4. **Initial Conditions:** All series begin at approximately the same EGA value (~0.15) at step 0.
### Interpretation
This chart likely compares the robustness and adaptability of different reinforcement learning algorithms or agent policies when faced with a non-stationary environment (where the mapping from states to "true actions" changes).
* **The Light Blue algorithm** demonstrates superior learning capability and exceptional robustness. It not only achieves near-perfect performance (EGA≈1.0) but also maintains it seamlessly despite the environmental change, suggesting it has learned a highly generalizable or stable policy.
* **The Orange and Pink/Red algorithms** show good learning but are less robust. They adapt to the change but settle at a lower performance level than the top performer, indicating some dependency on the original action mapping.
* **The Light Green and Dark Gray algorithms** are the most sensitive to environmental change. The sharp drop, especially for Dark Gray, suggests these policies were overfitted to the initial action mapping and lack the flexibility to adapt. The Dark Gray series' return to its starting value implies a complete failure to retain useful knowledge after the change.

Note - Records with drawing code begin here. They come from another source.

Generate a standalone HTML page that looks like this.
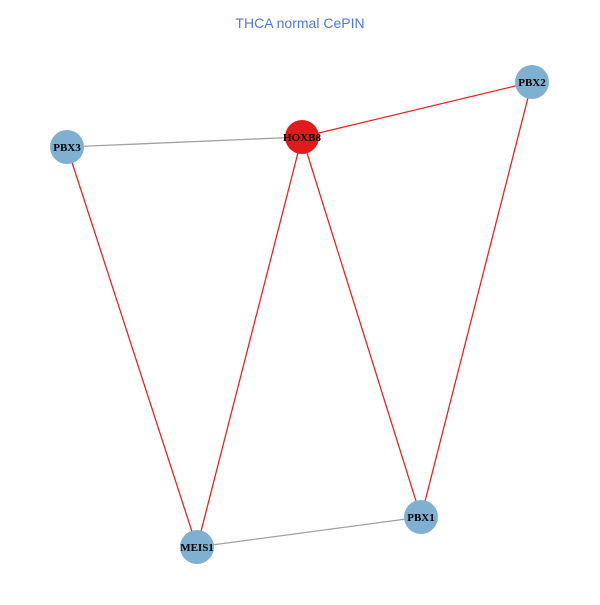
<!DOCTYPE html>
<html><head><style>body{margin:0;background:#fff}</style></head><body>
<svg width="600" height="600" xmlns="http://www.w3.org/2000/svg">
<rect width="600" height="600" fill="#fff"/>
<text x="300" y="28" text-anchor="middle" font-family="Liberation Sans, sans-serif" font-size="14" fill="#4a78e8">THCA normal CePIN</text>
<g stroke-width="1.3">
<line x1="67" y1="147" x2="302" y2="137" stroke="#a0a0a0"/>
<line x1="197" y1="547" x2="421" y2="517" stroke="#a0a0a0"/>
<line x1="302" y1="137" x2="532" y2="82" stroke="#f02020"/>
<line x1="67" y1="147" x2="197" y2="547" stroke="#f02020"/>
<line x1="302" y1="137" x2="197" y2="547" stroke="#f02020"/>
<line x1="302" y1="137" x2="421" y2="517" stroke="#f02020"/>
<line x1="532" y1="82" x2="421" y2="517" stroke="#f02020"/>
</g>
<g fill="#7fb0d2">
<circle cx="67" cy="147" r="17"/>
<circle cx="532" cy="82" r="17"/>
<circle cx="197" cy="547" r="17"/>
<circle cx="421" cy="517" r="17"/>
</g>
<circle cx="302" cy="137" r="17" fill="#e31a1c"/>
<g font-family="Liberation Serif, serif" font-size="11" font-weight="bold" text-anchor="middle" fill="#000">
<text x="302" y="141">HOXB8</text>
<text x="67" y="151">PBX3</text>
<text x="532" y="86">PBX2</text>
<text x="197" y="551">MEIS1</text>
<text x="421" y="521">PBX1</text>
</g>
</svg>
</body></html>
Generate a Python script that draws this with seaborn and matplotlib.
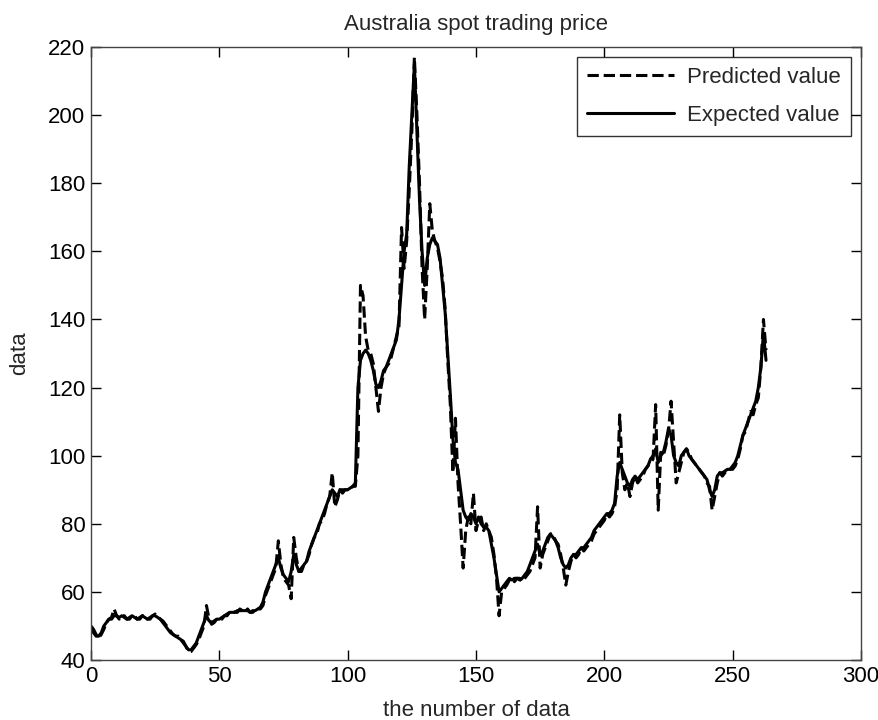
import matplotlib
matplotlib.use("Agg")
import matplotlib.pyplot as plt
import seaborn as sns
import numpy as np
import pandas as pd

# =========================
# DATA
# =========================

expected = [
    49, 48, 47, 47, 48, 50, 51, 52, 52, 53,
    53, 52.5, 53, 52.5, 52, 52.5, 53, 52.5, 52, 52.5,
    53, 52.5, 52, 52.5, 53, 53, 52.5, 52, 51, 50,
    49, 48, 47.5, 47, 46.5, 46, 45, 44, 43, 43,
    44, 45, 47, 49, 51, 53, 51.5, 51, 51.5, 52,
    52, 52.5, 53, 53.5, 54, 54, 54, 54.5, 54.5, 54.5,
    54.5, 54.5, 54, 54.5, 54.5, 55, 55.5, 57, 60, 62,
    64, 66, 68, 70, 67, 65, 64, 63, 66, 71,
    68, 66, 67, 68, 69, 72, 74, 76, 78, 80,
    82, 84, 86, 88, 90, 89, 88, 90, 90, 90,
    90, 90.5, 91, 92, 120, 128, 130, 131, 130, 128,
    125, 121, 120, 122, 125, 126, 128, 130, 132, 134,
    140, 150, 160, 165, 185, 200, 215, 195, 175, 160,
    150, 158, 162, 164, 163, 162, 158, 150, 142, 130,
    118, 105, 98, 96, 90, 84, 82, 81, 83, 82,
    80, 82, 80, 79, 79, 78, 74, 70, 65, 60,
    61, 62, 63, 64, 63.5, 64, 64, 63.5, 64, 65,
    66, 68, 70, 72, 74, 71, 72, 74, 76, 77,
    76, 75, 73, 70, 68, 67, 68, 70, 71, 71,
    72, 73, 73, 74, 75, 76, 78, 79, 80, 81,
    82, 83, 83, 84, 86, 94, 98, 96, 94, 92,
    91, 93, 94, 93, 94, 95, 96, 97, 99, 100,
    102, 98, 100, 101, 104, 108, 106, 100, 98, 97,
    100, 101, 102, 100, 99, 98, 97, 96, 95, 94,
    93, 90, 88, 90, 94, 95, 95, 95.5, 96, 96,
    97, 98, 100, 103, 106, 108, 110, 112, 114, 116,
    120, 126, 136, 128,
]

predicted = [
    50, 49, 47.5, 46.5, 47.5, 49, 51, 52, 52.5, 55,
    53, 52, 53, 53, 52, 52, 53, 53, 52, 52,
    53, 53, 52, 52, 53, 53.5, 53, 52, 51.5, 50.5,
    49.5, 48.5, 47.5, 47, 47, 46, 45.5, 44, 42.5, 42.5,
    43.5, 44.5, 46, 48, 50, 56, 52, 50.5, 51, 52,
    52, 52, 53, 53, 54, 54.5, 54, 54, 55, 54.5,
    54, 55, 54, 54, 54.5, 55, 55, 56, 59, 61,
    63, 65, 67, 75, 68, 64, 63, 62, 58, 76,
    70, 66, 66, 68, 69, 71, 74, 76, 77, 80,
    81, 83, 86, 88, 95, 85, 87, 90, 89, 90,
    90, 90, 91, 91, 100, 150, 147, 135, 131, 130,
    127, 120, 113, 120, 124, 126, 127, 129, 132, 135,
    138, 167, 155, 163, 178, 195, 217, 200, 180, 155,
    140, 155, 174, 166, 163, 161, 157, 152, 143, 128,
    115, 95, 111, 92, 80, 67, 78, 82, 80, 89,
    78, 81, 82, 78, 80, 78, 76, 71, 64, 53,
    60, 61, 62, 63.5, 64, 63, 64, 64, 63, 64,
    65, 66, 68, 70, 85, 67, 71, 73, 75, 77,
    77, 75, 74, 71, 67, 62, 66, 69, 71, 70,
    71, 73, 72, 73, 74, 75, 77, 78, 79, 80,
    81, 83, 82, 83, 85, 90, 112, 95, 90, 92,
    88, 92, 94, 92, 93, 94, 96, 97, 98, 99,
    115, 84, 101, 100, 103, 107, 116, 104, 92, 95,
    98, 101, 102, 101, 99, 98, 97, 96, 95, 94,
    92, 91, 84, 88, 92, 95, 94, 95, 96, 96,
    96, 97, 99, 102, 106, 107, 110, 113, 112, 115,
    117, 126, 140, 131,
]

index = list(range(len(expected)))

xticks = [0, 50, 100, 150, 200, 250, 300]
yticks = [40, 60, 80, 100, 120, 140, 160, 180, 200, 220]

df = pd.DataFrame({"n": index, "Predicted value": predicted, "Expected value": expected})

# =========================
# PLOT
# =========================

sns.set_style("ticks")
plt.rcParams["font.family"] = ["Liberation Sans", "DejaVu Sans"]

fs = 16

fig = plt.figure(figsize=(8.79, 7.2), dpi=100)
ax = fig.add_axes([0.1035, 0.0833, 0.876, 0.8514])

sns.lineplot(data=df, x="n", y="Predicted value", ax=ax, color="black",
             linestyle="--", linewidth=2.2, label="Predicted value")
sns.lineplot(data=df, x="n", y="Expected value", ax=ax, color="black",
             linestyle="-", linewidth=2.2, label="Expected value")

ax.set_xlim(0, 300)
ax.set_ylim(40, 220)
ax.set_xticks(xticks)
ax.set_yticks(yticks)
ax.tick_params(direction="in", length=7, width=1, top=True, right=True,
               labelsize=fs, colors="black", pad=4)
for s in ax.spines.values():
    s.set_visible(True)
    s.set_color("#444444")
    s.set_linewidth(1)

ax.set_title("Australia spot trading price", fontsize=fs, pad=12)
ax.set_xlabel("the number of data", fontsize=fs, labelpad=10)
ax.set_ylabel("data", fontsize=fs, labelpad=13)

leg = ax.legend(loc="upper right", fontsize=fs, frameon=True, fancybox=False,
                edgecolor="black", handlelength=3.9, handletextpad=0.6,
                borderpad=0.45, labelspacing=0.75, borderaxespad=0.45)
leg.get_frame().set_linewidth(1)

plt.savefig("out.png", dpi=100)
plt.close()
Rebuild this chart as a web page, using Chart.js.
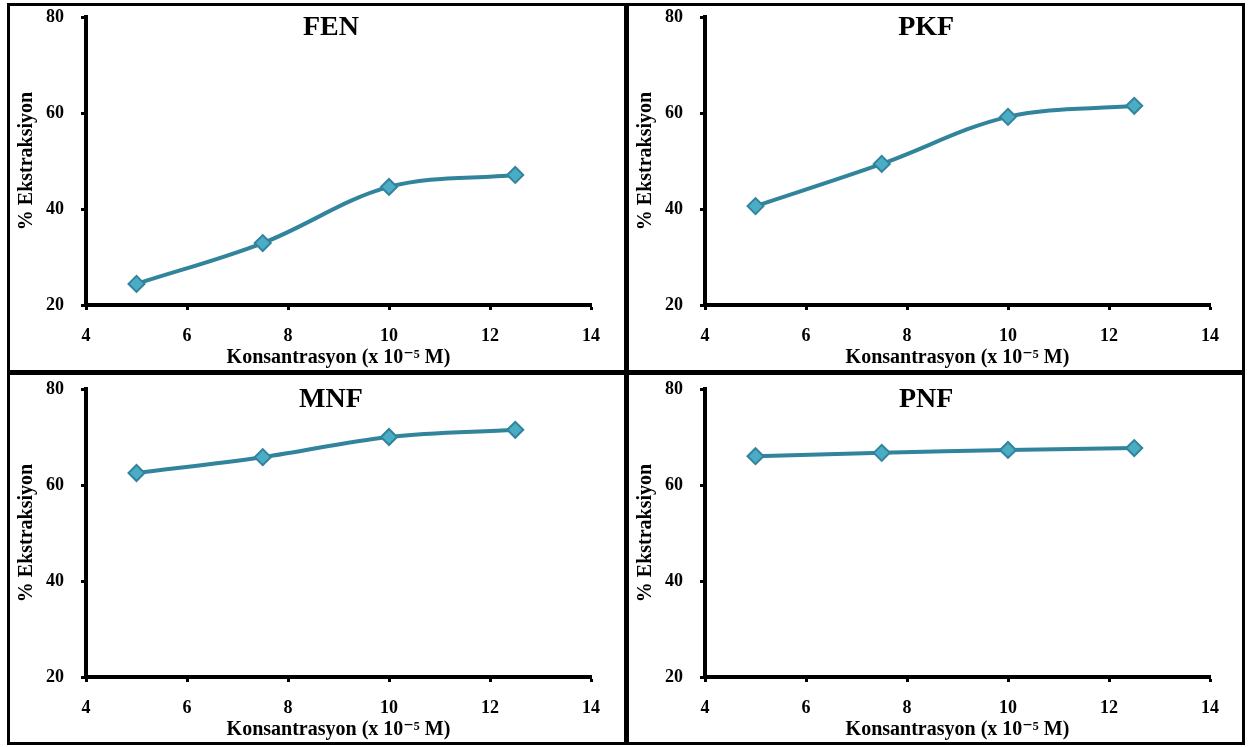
<!DOCTYPE html>
<html>
<head>
<meta charset="utf-8">
<script src="https://cdn.jsdelivr.net/npm/chart.js@4.4.1/dist/chart.umd.min.js"></script>
<style>
  body { margin: 0; background: #fff; width: 1248px; height: 747px; position: relative; overflow: hidden; }
  .cerceve { position: absolute; left: 7px; top: 3px; width: 1238px; height: 742px; border: 3px solid #000; box-sizing: border-box; }
  .dikey { position: absolute; left: 624px; top: 3px; width: 5px; height: 742px; background: #000; }
  .yatay { position: absolute; left: 7px; top: 370px; width: 1238px; height: 5px; background: #000; }
  canvas { position: absolute; }
</style>
</head>
<body>
<div class="cerceve"></div>
<div class="dikey"></div>
<div class="yatay"></div>
<canvas id="grafikFEN" width="614" height="364" style="left:10px;top:6px"></canvas>
<canvas id="grafikPKF" width="613" height="364" style="left:629px;top:6px"></canvas>
<canvas id="grafikMNF" width="614" height="367" style="left:10px;top:375px"></canvas>
<canvas id="grafikPNF" width="613" height="367" style="left:629px;top:375px"></canvas>
<script>
// Konsantrasyon (x 10^-5 M) ve % ekstraksiyon değerleri
const konsantrasyon = [5, 7.5, 10, 12.5];
const fen = [24.4, 32.9, 44.6, 47.1];
const pkf = [40.6, 49.4, 59.2, 61.5];
const mnf = [62.5, 65.8, 70.0, 71.5];
const pnf = [66.0, 66.7, 67.3, 67.7];

const panelAdlari = ['FEN', 'PKF', 'MNF', 'PNF'];
const xEksen = { min: 4, max: 14, adim: 2 };
const yEksen = { min: 20, max: 80, adim: 20 };

const FONT = "'Liberation Serif', 'DejaVu Serif', serif";

// Başlık grafiğin içine çiziliyor (Excel'deki gibi)
const baslikEklentisi = {
    id: 'icBaslik',
    afterDraw(chart, args, opts) {
        const { ctx, chartArea } = chart;
        ctx.save();
        ctx.font = `bold 28px ${FONT}`;
        ctx.fillStyle = '#000';
        ctx.textAlign = 'center';
        ctx.textBaseline = 'middle';
        ctx.fillText(opts.text, chartArea.left + chartArea.width * opts.oran, chartArea.top + 11);
        ctx.restore();
    }
};

function grafikCiz(id, ad, degerler, ust, sag, oran) {
    const ctx = document.getElementById(id).getContext('2d');
    new Chart(ctx, {
        type: 'line',
        data: {
            datasets: [{
                data: konsantrasyon.map((k, i) => ({ x: k, y: degerler[i] })),
                borderColor: '#31849B',
                borderWidth: 4,
                tension: 0.35,
                pointStyle: 'rectRot',
                pointRadius: 8,
                pointBorderWidth: 2,
                pointBackgroundColor: '#4BACC6',
                pointBorderColor: '#31849B'
            }]
        },
        options: {
            responsive: false,
            animation: false,
            devicePixelRatio: 1,
            layout: { padding: { top: ust, right: sag, bottom: 0, left: 0 } },
            plugins: {
                legend: { display: false },
                tooltip: { enabled: false },
                icBaslik: { text: ad, oran: oran }
            },
            scales: {
                x: {
                    type: 'linear',
                    min: xEksen.min,
                    max: xEksen.max,
                    afterFit: (s) => { s.height = 65; },
                    grid: { drawOnChartArea: false, drawTicks: true, tickLength: 5, tickWidth: 3, tickColor: '#000' },
                    border: { display: true, color: '#000', width: 4 },
                    ticks: {
                        stepSize: xEksen.adim,
                        color: '#000',
                        padding: 16,
                        maxRotation: 0,
                        font: { family: FONT, size: 18, weight: 'bold' }
                    },
                    title: {
                        display: true,
                        text: 'Konsantrasyon (x 10⁻⁵ M)',
                        color: '#000',
                        padding: { top: 4, bottom: 0 },
                        font: { family: FONT, size: 20, weight: 'bold' }
                    }
                },
                y: {
                    min: yEksen.min,
                    max: yEksen.max,
                    // etiket boşluğu üst kenarı aşağı itmesin
                    afterFit: (s) => { s.width = 76; s.paddingTop = 8; s.paddingBottom = 8; },
                    grid: { drawOnChartArea: false, drawTicks: true, tickLength: 5, tickWidth: 3, tickColor: '#000' },
                    border: { display: true, color: '#000', width: 4 },
                    ticks: {
                        stepSize: yEksen.adim,
                        color: '#000',
                        padding: 17,
                        font: { family: FONT, size: 18, weight: 'bold' }
                    },
                    title: {
                        display: true,
                        text: '% Ekstraksiyon',
                        color: '#000',
                        padding: { top: 5, bottom: 4 },
                        font: { family: FONT, size: 20, weight: 'bold' }
                    }
                }
            }
        },
        plugins: [baslikEklentisi]
    });
}

grafikCiz('grafikFEN', panelAdlari[0], fen, 11, 33, 0.485);
grafikCiz('grafikPKF', panelAdlari[1], pkf, 11, 32, 0.438);
grafikCiz('grafikMNF', panelAdlari[2], mnf, 14, 33, 0.485);
grafikCiz('grafikPNF', panelAdlari[3], pnf, 14, 32, 0.438);
</script>
</body>
</html>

* **Overall,** the data suggests a strong correlation between an algorithm's peak performance and its robustness to this specific type of environmental perturbation. The experiment highlights the importance of testing agent performance under changing conditions, not just in a static environment. The shaded confidence intervals are relatively narrow, indicating consistent performance across multiple runs for each condition.